Responsive sailing

A responsive design easily adapted to the needs of the sailor.

Ask the Expert

When I round A-mark (windward), and release my main and jib, the jib boom does not go out easily, I feel like I have to push it out with a paddle! Even in medium wind strengths.

The line type you may be using for the jib might be too thick, and/or the wrong line type. The line may also be strung incorrectly through the cheek blocks and blocks. Check the line, trace the line.

Now I saw a weird one recently where the jib boom swivel was mounted upside down on the deck. Putting it right side up made a huge difference!

How can I help my boat point better?

Many things.

  1. Make sure your main bridle is the correct length, if it is too short it is a problem. The jib on the jib boom should be relatively tight with a 4 inch slot. It is common for people to use a "racing shackle" i.e. a smaller shackle for racing or even line to attach the jib.
  2. Is the jib halyard up all the way?
  3. Is the mast tuned?
  4. Is the rig tight? Forestay tight?
  5. Is the jib wire tight in the sail?
  6. Are your battens in the main and jib the correct type?

And then there is sailing.

  • It is good to know when to use 2:1 versus 1:1. The sheets should be pulled in enough.
  • The jib/main slot between the sails has a happy spacing.
  • Look at your wind indicators on the sails, to ensure they are flying happily.

I have clunking in my steering, how can I fix this?

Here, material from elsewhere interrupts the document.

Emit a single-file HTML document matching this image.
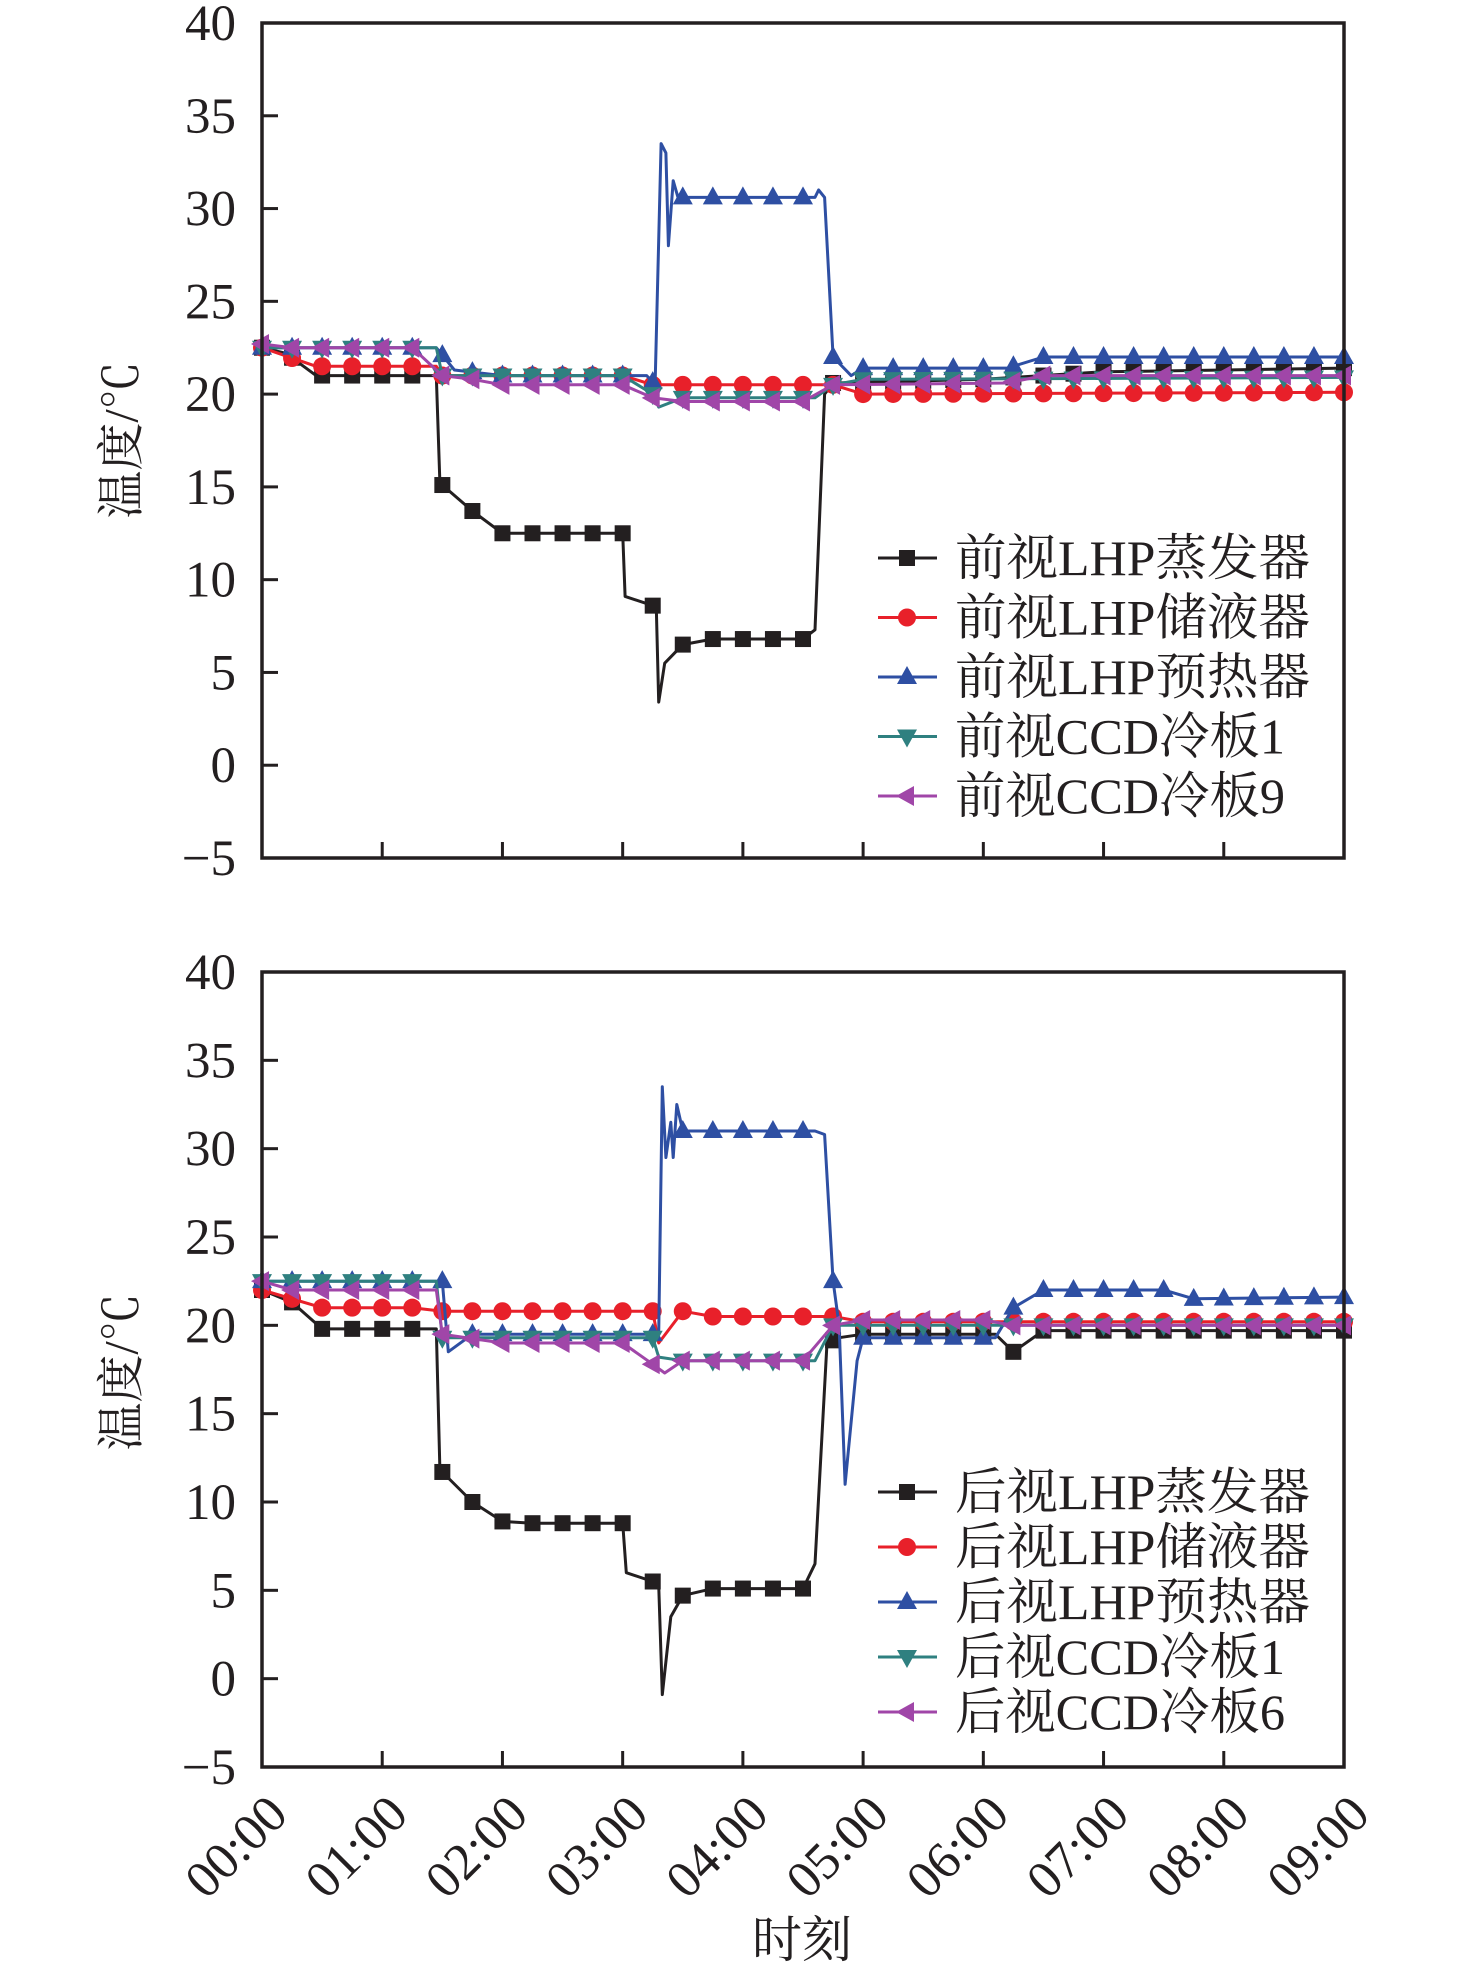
<!DOCTYPE html>
<html><head><meta charset="utf-8">
<style>
html,body{margin:0;padding:0;background:#fff;}
svg{display:block;}
text{font-family:"Liberation Serif","Noto Serif CJK SC",serif;fill:#231f20;}
</style></head>
<body>
<svg id="fig" width="1476" height="1974" viewBox="0 0 1476 1974" xmlns="http://www.w3.org/2000/svg"></svg>
<script>
// ---- data (time in hours, temperature in °C) ----
const yTicks = [40,35,30,25,20,15,10,5,0,-5];
const yTickLabels = ["40","35","30","25","20","15","10","5","0","\u22125"];
const xTicks = [0,1,2,3,4,5,6,7,8,9];
const xTickLabels = ["00:00","01:00","02:00","03:00","04:00","05:00","06:00","07:00","08:00","09:00"];

const topNames = ["前视LHP蒸发器","前视LHP储液器","前视LHP预热器","前视CCD冷板1","前视CCD冷板9"];
const botNames = ["后视LHP蒸发器","后视LHP储液器","后视LHP预热器","后视CCD冷板1","后视CCD冷板6"];

const topEvap = [[0,22.5],[0.2,22.2],[0.45,21],[1.45,21],[1.48,15.2],[1.5,15.1],[1.75,13.7],[2.0,12.5],[3.0,12.5],[3.02,9.1],[3.25,8.6],[3.28,8.5],[3.3,3.4],[3.35,5.5],[3.5,6.5],[3.75,6.8],[4.5,6.8],[4.6,7.3],[4.68,20],[4.75,20.6],[6,20.8],[7,21.2],[8,21.3],[9,21.4]];
const topRes = [[0,22.5],[0.45,21.5],[1.45,21.5],[1.5,21],[3.0,21],[3.25,20.5],[4.6,20.5],[4.75,20.5],[5,20],[9,20.1]];
const topPre = [[0,22.5],[1.45,22.5],[1.6,21.3],[2,21],[3.2,21],[3.27,20.5],[3.32,33.5],[3.36,33],[3.38,28],[3.42,31.5],[3.46,30.6],[4.6,30.6],[4.63,31],[4.68,30.6],[4.75,22],[4.9,21],[5,21.4],[6.2,21.4],[6.5,22],[9,22]];
const topCcd1 = [[0,22.5],[1.45,22.5],[1.5,21],[3.0,21],[3.25,20],[3.3,19.3],[3.5,19.8],[4.6,19.8],[4.75,20.5],[5,20.8],[9,20.9]];
const topCcd9 = [[0,22.7],[0.25,22.5],[1.25,22.5],[1.5,21],[1.75,20.8],[2,20.5],[3,20.5],[3.25,19.8],[3.5,19.6],[4.5,19.6],[4.75,20.5],[6.2,20.6],[6.5,21],[9,21]];

const botEvap = [[0,22],[0.25,21.3],[0.5,19.8],[1.45,19.8],[1.48,11.8],[1.5,11.7],[1.75,10],[2.0,8.9],[2.25,8.8],[3.0,8.8],[3.03,6],[3.25,5.5],[3.3,5.3],[3.33,-0.9],[3.4,3.5],[3.5,4.7],[3.75,5.1],[4.5,5.1],[4.6,6.5],[4.7,19],[4.8,19.3],[5,19.5],[6.1,19.5],[6.25,18.5],[6.5,19.7],[9,19.7]];
const botRes = [[0,22],[0.5,21],[1.25,21],[1.5,20.8],[3.25,20.8],[3.3,19],[3.5,20.8],[3.75,20.5],[4.5,20.5],[4.75,20.5],[5,20.2],[9,20.2]];
const botPre = [[0,22.5],[1.5,22.5],[1.55,18.5],[1.75,19.5],[3.25,19.5],[3.3,19.5],[3.33,33.5],[3.36,29.5],[3.4,31.5],[3.42,29.5],[3.45,32.5],[3.5,31],[4.6,31],[4.68,30.8],[4.75,22.5],[4.8,20],[4.85,11],[4.95,18],[5,19.3],[6.1,19.3],[6.25,21],[6.5,22],[7.5,22],[7.75,21.5],[9,21.6]];
const botCcd1 = [[0,22.5],[1.45,22.5],[1.5,19.3],[3.25,19.3],[3.3,18.2],[3.5,18],[4.6,18],[4.75,20],[9,20]];
const botCcd6 = [[0,22.5],[0.25,22],[1.45,22],[1.5,19.5],[2,19],[3,19],[3.25,17.8],[3.35,17.3],[3.5,18],[4.5,18],[4.75,20],[5,20.3],[6,20.3],[6.25,20],[9,20]];

// ---- drawing ----
const NS = "http://www.w3.org/2000/svg";
const svg = document.getElementById('fig');
const X0 = 262, X1 = 1344;
const colors = ["#231f20","#e8202a","#2e4fa3","#2f8080","#a046a8"];
const shapes = ["square","circle","up","down","left"];

function mk(tag, attrs, parent){
  const e = document.createElementNS(NS, tag);
  for (const k in attrs) e.setAttribute(k, attrs[k]);
  (parent||svg).appendChild(e);
  return e;
}
function xs(t){ return X0 + (t/9)*(X1-X0); }
function interp(arr, t){
  for (let i=0;i<arr.length-1;i++){
    if (t>=arr[i][0] && t<=arr[i+1][0]){
      const f=(t-arr[i][0])/((arr[i+1][0]-arr[i][0])||1);
      return arr[i][1]+f*(arr[i+1][1]-arr[i][1]);
    }
  }
  return arr[arr.length-1][1];
}
function marker(g, shape, cx, cy, col){
  let e;
  if (shape==="square") e = mk('rect',{x:cx-8,y:cy-8,width:16,height:16,fill:col},g);
  else if (shape==="circle") e = mk('circle',{cx:cx,cy:cy,r:9,fill:col},g);
  else if (shape==="up") e = mk('polygon',{points:`${cx},${cy-11} ${cx+10},${cy+7} ${cx-10},${cy+7}`,fill:col},g);
  else if (shape==="down") e = mk('polygon',{points:`${cx},${cy+11} ${cx+10},${cy-7} ${cx-10},${cy-7}`,fill:col},g);
  else e = mk('polygon',{points:`${cx-11},${cy} ${cx+7},${cy-10} ${cx+7},${cy+10}`,fill:col},g);
  
  
}

function panel(name, Y0, Y1, series, names, legY, legStep, titleY, showX){
  const g = mk('g',{});
  
  
  const ys = v => Y0 + (40 - v)/45*(Y1-Y0);
  series.forEach((arr,i)=>{
    const sg = mk('g',{},g);
    
    
    const pl = mk('polyline',{points:arr.map(p=>xs(p[0]).toFixed(1)+','+ys(p[1]).toFixed(1)).join(' '),fill:'none',stroke:colors[i],'stroke-width':3,'stroke-linejoin':'round'},sg);
    
    
    for (let t=0;t<=9.001;t+=0.25){
      marker(sg, shapes[i], xs(t), ys(interp(arr,t)), colors[i]);
    }
  });
  const fr = mk('rect',{x:X0,y:Y0,width:X1-X0,height:Y1-Y0,fill:'none',stroke:'#231f20','stroke-width':3.5},g);
  
  
  yTicks.forEach((v,i)=>{
    const y=ys(v);
    if (i>0 && i<yTicks.length-1){
      const tk=mk('line',{x1:X0,x2:X0+16,y1:y,y2:y,stroke:'#231f20','stroke-width':3},g);
      
      
    }
    const tx=mk('text',{x:236,y:y+17,'text-anchor':'end','font-size':51},g);
    tx.textContent=yTickLabels[i];
    
    
  });
  xTicks.forEach((t,i)=>{
    const x=xs(t);
    if (i>0 && i<xTicks.length-1){
      const tk=mk('line',{x1:x,x2:x,y1:Y1,y2:Y1-16,stroke:'#231f20','stroke-width':3},g);
      
      
    }
    if (showX){
      const ax=x+28, ay=Y1+50;
      const tx=mk('text',{x:ax,y:ay,'text-anchor':'end','font-size':52,transform:`rotate(-45 ${ax} ${ay})`},g);
      tx.textContent=xTickLabels[i];
      
      
    }
  });
  const yt=mk('text',{x:122,y:titleY,'text-anchor':'middle','font-size':48,transform:`rotate(-90 122 ${titleY})`,'dominant-baseline':'central'},g);
  yt.textContent='温度/℃';
  
  
  names.forEach((n,i)=>{
    const y=legY+i*legStep;
    const lg=mk('g',{},g);
    
    
    mk('line',{x1:878,x2:937,y1:y,y2:y,stroke:colors[i],'stroke-width':3},lg);
    marker(lg, shapes[i], 907, y, colors[i]);
    const tx=mk('text',{x:955,y:y+17,'font-size':50,'textLength':(n.indexOf('LHP')>=0?355:330),'lengthAdjust':'spacingAndGlyphs'},lg);
    tx.textContent=n;
  });
}

panel('top-chart', 23, 858, [topEvap,topRes,topPre,topCcd1,topCcd9], topNames, 558, 59.5, 440, false);
panel('bottom-chart', 972, 1767, [botEvap,botRes,botPre,botCcd1,botCcd6], botNames, 1492, 55, 1372, true);

const xt=mk('text',{x:802,y:1957,'text-anchor':'middle','font-size':50});
xt.textContent='时刻';


</script>
</body></html>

Couple of things to look at:

  1. Are the pintles and gudgeons solidly attached to the stern?
  2. Is the fit of the rudderhead snug onto the pintles and gudgeons?
  3. Does the rudderblade stay firmly in the rudderhead?
  4. Does the rudderhead rock forward and back on the pintles and gudgeons?
  5. Does the rudderhead rock laterally on the pintles and gudgeons?
  • Pintles and gudgeons can be shimmed.
  • Rudderblades can be shimmed.
  • All bolts can be tightened.
  • Steering lines should be amsteel. They should be a small diameter. They should be tight. The steering alignment needs to be totally centered.
  • Avoid using straps, go bowline to hitches.

I have a clunking in my keel, what causes this?

Many things, start with checking that the acorn nuts at the top of the daggerboard plate are super tight.

Check that the daggerboard plate is tightly attached, are there acorns on all bolts? Look under the plate.

Locktite is your friend.

Are the recessed holes in the bottom plate that the top plate nuts sit into tight? Is it snug?

When the boat is out of the water on a crane with the daggerboard/keel bulb down, grab the keel bulb and see if it rocks back and forth. If so you will need to tighten the bolts holding the keelbulb onto the daggerboard. The nuts are recessed in the keelbulb. They are bonded into place, so you will need to dig out the bonding material so that you can gain access to the nuts. Then tighten the nuts with a big torque wrench with as much strength as you can muster. Locktight is your friend. Then seal the nuts into the keelbulb again.

How is the reinforcing done in the transom?

Within the fibreglass there is an aluminum plate. The screws and bolts go through the glass and through the plate.

This means that the steering will be more solid and there is less risk of glass rot.